1966, Cambridge, États-Unis. L’informaticien Joseph Weizenbaum n’en revient pas. Il vient d’être mis à la porte de son propre bureau ! Sa secrétaire refuse en effet qu’il assiste à la discussion très personnelle qu’elle mène avec son "psychothérapeute".
Pourtant, aucun bruit de voix ne filtre du bureau. Seul le cliquetis d’une machine à écrire se fait entendre...

Eh oui, car en réalité la jeune femme ne discute pas avec une personne, mais avec… un programme informatique.
Censée imiter une conversation avec un psychothérapeute, ELIZA est le tout premier programme capable de découper une phrase, d’en analyser les mots et d’y répondre, le tout de manière automatique. Le tout premier chatbot (agent conversationnel) de l’Histoire, en somme.

Mais l’informatique n’en est qu’à ses balbutiements, alors pour parvenir à mimer une conversation réaliste, Joseph Weizenbaum a dû trouver une parade.
À la façon d’un psychothérapeute, ELIZA transforme une affirmation en question. Par exemple, si on lui écrit "Tu es méchante", il peut répondre par "Pourquoi penses-tu que je suis méchante ?". Et lorsqu’elle ne trouve aucune réponse, elle écrit simplement "Je comprends…".

Résultat, les discussions sont parfois étranges, voire surréalistes, surtout pour un lecteur moderne…
Pourtant, à l’époque, l’intelligence artificielle convainc ses interlocuteurs. En fait, une partie d’entre eux lui prêtent même de réelles capacités d’empathie et d’analyse.

Bien qu’ils aient parfaitement conscience de s’adresser à un programme, ils pensent qu’ELIZA se soucie réellement d’eux ! Cette faculté à attribuer des caractères humains aux machines porte d’ailleurs aujourd’hui le nom "d’effet ELIZA".

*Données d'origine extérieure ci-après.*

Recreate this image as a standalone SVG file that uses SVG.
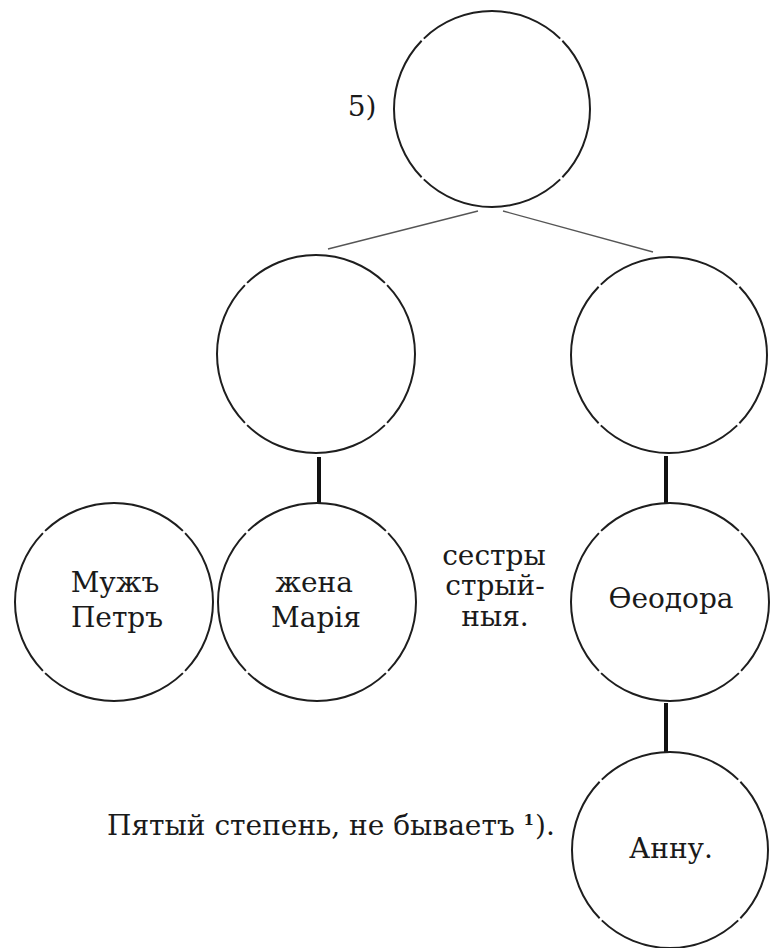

La science-fiction s'est emparée du sujet, avec par exemple les films Her et Ex Machina, ou encore la série Black Mirror, où ce sont carrément des sentiments amoureux qui se développent !
Près de 60 ans plus tard, à l'heure où des ingénieurs clament que leur IA (intelligence artificielle) est devenue consciente, l'effet ELIZA est plus que jamais présent dans nos vies. Avec l'arrivée de ChatGPT, des scènes similaires se rejouent presque à l'identique, quand de plus en plus de personnes l'utilisent en guise de psychologue, avec des conséquences parfois graves.